What you are asked to do: Copy exactly the lines from the beginning of the data down to and including the line holding "plt.rcParams['font.family'] = ['Liberation", without any pictures.

Supplied information:
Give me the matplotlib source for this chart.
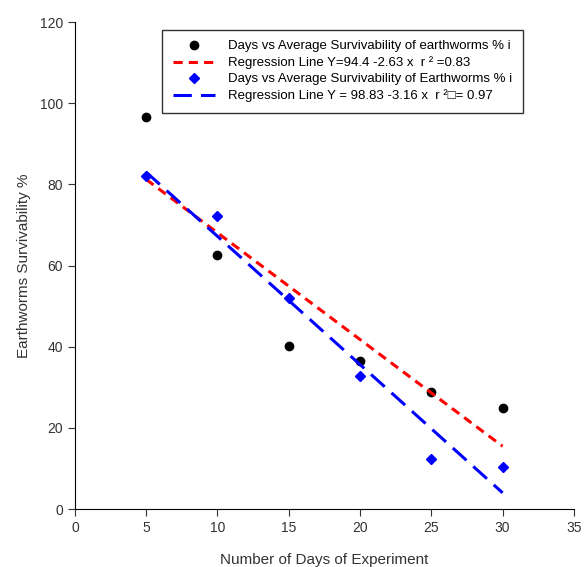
import numpy as np
import matplotlib.pyplot as plt

plt.rcParams['font.family'] = ['Liberation Sans', 'DejaVu Sans']

days = [5, 10, 15, 20, 25, 30]
surv_a = [96.7, 62.6, 40.1, 36.5, 28.9, 24.9]
surv_b = [82.0, 72.2, 52.0, 32.8, 12.3, 10.3]
fit_a = (94.4, -2.63)
fit_b = (98.83, -3.16)
labels = ["Days vs Average Survivability of earthworms % i",
          "Regression Line Y=94.4 -2.63 x  r \u00b2 =0.83",
          "Days vs Average Survivability of Earthworms % i",
          "Regression Line Y = 98.83 -3.16 x  r \u00b2\u25a1= 0.97"]

fig = plt.figure(figsize=(5.85, 5.67), dpi=100)
ax = fig.add_axes([0.128, 0.102, 0.853, 0.859])

x = np.array(days, dtype=float)
h1, = ax.plot(days, surv_a, 'o', color='black', markersize=6, linestyle='none')
h2, = ax.plot(x, fit_a[0] + fit_a[1] * x, color='red', lw=2.2, dashes=(3, 2))
h3, = ax.plot(days, surv_b, 'D', color='blue', markersize=5, linestyle='none')
h4, = ax.plot(x, fit_b[0] + fit_b[1] * x, color='blue', lw=2.2, dashes=(6, 3))

ax.set_xlim(0, 35)
ax.set_ylim(0, 120)
ax.set_xticks(range(0, 36, 5))
ax.set_yticks(range(0, 121, 20))
ax.spines['top'].set_visible(False)
ax.spines['right'].set_visible(False)
ax.tick_params(labelsize=10, colors='#333333', length=5, labelcolor='#333333')
ax.set_xlabel("Number of Days of Experiment", fontsize=11, color='#333333', labelpad=13)
ax.set_ylabel("Earthworms Survivability %", fontsize=11, color='#333333', labelpad=6)

leg = ax.legend([h1, h2, h3, h4], labels, loc='upper left', bbox_to_anchor=(0.162, 0.998),
                fontsize=9.5, frameon=True, fancybox=False, edgecolor='black',
                handlelength=3.2, borderpad=0.8, labelspacing=0.3, handletextpad=1.0)
leg.get_frame().set_linewidth(1.0)

fig.savefig('out.png', dpi=100)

Written solution:
Give me the matplotlib source for this chart.
import numpy as np
import matplotlib.pyplot as plt

plt.rcParams['font.family'] = ['Liberation Sans', 'DejaVu Sans']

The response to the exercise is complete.